Overview
Hungarian by birth, the young artist Marcel Vertès worked as an illustrator for various magazines in Budapest. Following WWI, he moved to Paris to study at the acclaimed Académie Julian. These were formative years for the development of his painting style as he became influenced by the avant-garde Paris art scene at the time. In 1935, he travelled to New York and had his first one-man show there two years later. Back in Paris, when fashion designer, Elsa Schiaparelli launched the campaign for her new perfume called Shocking in 1937, she asked Vertès to design the advertisements, considered somewhat bawdy and “shocking” for the industry.
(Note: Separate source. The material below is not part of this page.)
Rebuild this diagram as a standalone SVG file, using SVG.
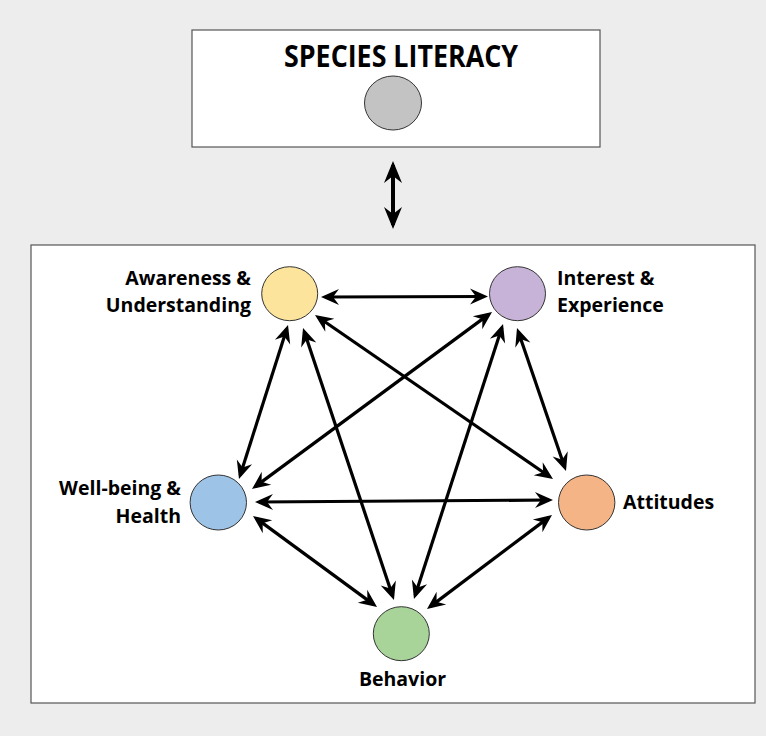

In the years following WWII (Vertès and his wife departed Paris two days before the Nazi occupation), Vertès divided his time between New York and Paris. The contacts he made in America would result in many lucrative commissions throughout his career. He designed the murals (which remain today) for the Café Carlyle in the Carlyle Hotel in New York City and also the wall decoration for the Waldorf Astoria’s Peacock Alley. In 1952, his attention turned to Hollywood and in a second collaboration with Elsa Schiaparelli, he designed the costumes and sets for John Houston’s film, Moulin Rouge, which depicted the life of Toulouse Lautrec. In the film, it was Vertès who provided the drawings of Toulouse Lautrec at work as he sketched the colorful personalities of the Moulin Rouge. For his work on the film, Vertès won two Academy Awards.
Other important commissions were set designs for the Paris Opera in 1955 and for Ringling Brothers circus the following year.
Marcel Vertès died in Paris in 1961 after having lived a colorful life.